+++ PROVIDED INFORMATION +++

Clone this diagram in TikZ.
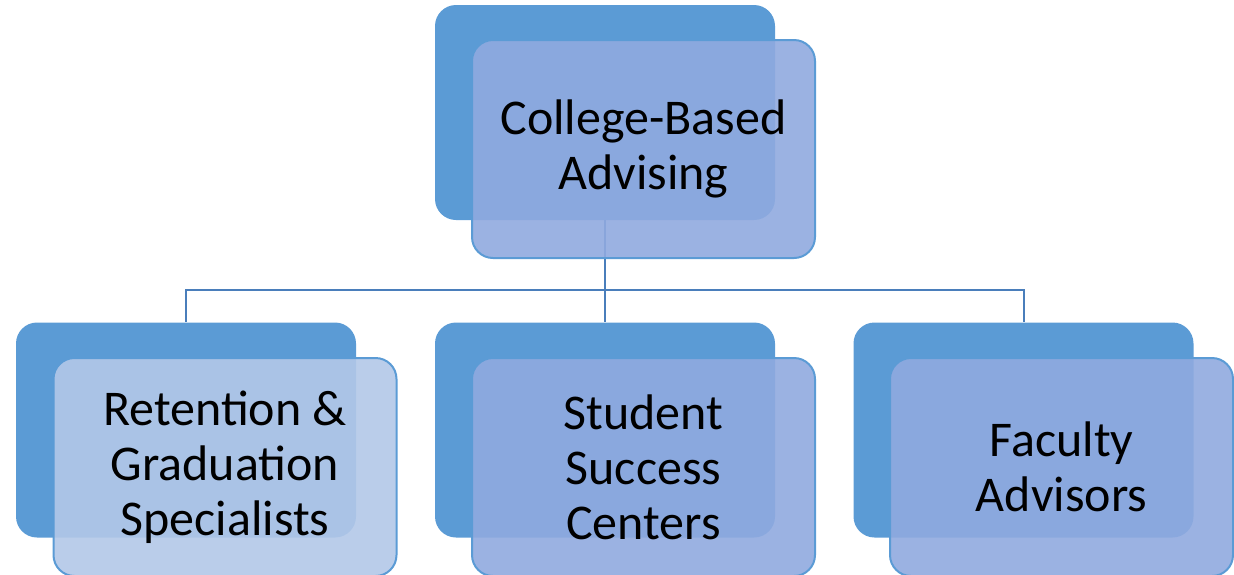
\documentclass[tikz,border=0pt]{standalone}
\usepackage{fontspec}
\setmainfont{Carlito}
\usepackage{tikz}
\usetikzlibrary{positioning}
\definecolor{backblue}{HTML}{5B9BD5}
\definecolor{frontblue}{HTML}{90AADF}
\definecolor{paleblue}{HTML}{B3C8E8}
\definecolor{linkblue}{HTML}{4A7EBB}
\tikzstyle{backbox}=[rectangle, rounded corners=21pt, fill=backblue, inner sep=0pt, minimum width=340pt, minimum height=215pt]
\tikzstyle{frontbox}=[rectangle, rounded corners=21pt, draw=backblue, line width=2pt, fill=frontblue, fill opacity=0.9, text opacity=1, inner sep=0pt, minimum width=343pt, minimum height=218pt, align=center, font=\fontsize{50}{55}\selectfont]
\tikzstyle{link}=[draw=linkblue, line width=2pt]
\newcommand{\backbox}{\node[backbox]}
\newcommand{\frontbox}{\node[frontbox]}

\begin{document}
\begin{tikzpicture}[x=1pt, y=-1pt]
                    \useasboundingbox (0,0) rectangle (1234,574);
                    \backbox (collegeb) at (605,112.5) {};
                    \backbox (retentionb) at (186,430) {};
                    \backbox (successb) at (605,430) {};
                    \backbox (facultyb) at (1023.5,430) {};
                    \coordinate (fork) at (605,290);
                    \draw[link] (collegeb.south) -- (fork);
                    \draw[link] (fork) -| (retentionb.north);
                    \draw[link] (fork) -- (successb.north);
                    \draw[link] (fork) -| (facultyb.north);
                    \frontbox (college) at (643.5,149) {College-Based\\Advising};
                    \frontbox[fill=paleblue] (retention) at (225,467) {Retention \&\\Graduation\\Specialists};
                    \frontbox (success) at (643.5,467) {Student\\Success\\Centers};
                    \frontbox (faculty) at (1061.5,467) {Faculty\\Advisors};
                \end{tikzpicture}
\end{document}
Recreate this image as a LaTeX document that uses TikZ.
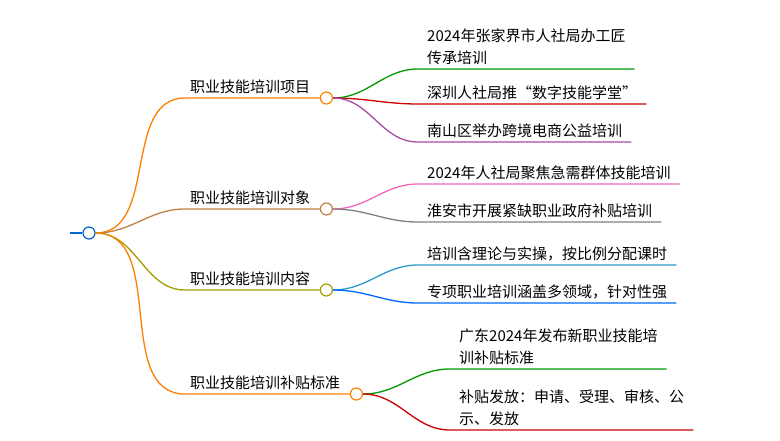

+++

WHAT THE EXERCISE ASKS: Take the records above and transcribe them exactly, dropping every picture.

OUTPUT OF THE EXERCISE:
Clone this diagram in TikZ.
\documentclass[tikz,border=0pt]{standalone}
\usepackage{fontspec}
\setmainfont{Carlito}
\usepackage{tikz}
\usetikzlibrary{positioning}
\definecolor{backblue}{HTML}{5B9BD5}
\definecolor{frontblue}{HTML}{90AADF}
\definecolor{paleblue}{HTML}{B3C8E8}
\definecolor{linkblue}{HTML}{4A7EBB}
\tikzstyle{backbox}=[rectangle, rounded corners=21pt, fill=backblue, inner sep=0pt, minimum width=340pt, minimum height=215pt]
\tikzstyle{frontbox}=[rectangle, rounded corners=21pt, draw=backblue, line width=2pt, fill=frontblue, fill opacity=0.9, text opacity=1, inner sep=0pt, minimum width=343pt, minimum height=218pt, align=center, font=\fontsize{50}{55}\selectfont]
\tikzstyle{link}=[draw=linkblue, line width=2pt]
\newcommand{\backbox}{\node[backbox]}
\newcommand{\frontbox}{\node[frontbox]}

\begin{document}
\begin{tikzpicture}[x=1pt, y=-1pt]
                    \useasboundingbox (0,0) rectangle (1234,574);
                    \backbox (collegeb) at (605,112.5) {};
                    \backbox (retentionb) at (186,430) {};
                    \backbox (successb) at (605,430) {};
                    \backbox (facultyb) at (1023.5,430) {};
                    \coordinate (fork) at (605,290);
                    \draw[link] (collegeb.south) -- (fork);
                    \draw[link] (fork) -| (retentionb.north);
                    \draw[link] (fork) -- (successb.north);
                    \draw[link] (fork) -| (facultyb.north);
                    \frontbox (college) at (643.5,149) {College-Based\\Advising};
                    \frontbox[fill=paleblue] (retention) at (225,467) {Retention \&\\Graduation\\Specialists};
                    \frontbox (success) at (643.5,467) {Student\\Success\\Centers};
                    \frontbox (faculty) at (1061.5,467) {Faculty\\Advisors};
                \end{tikzpicture}
\end{document}
Recreate this image as a LaTeX document that uses TikZ.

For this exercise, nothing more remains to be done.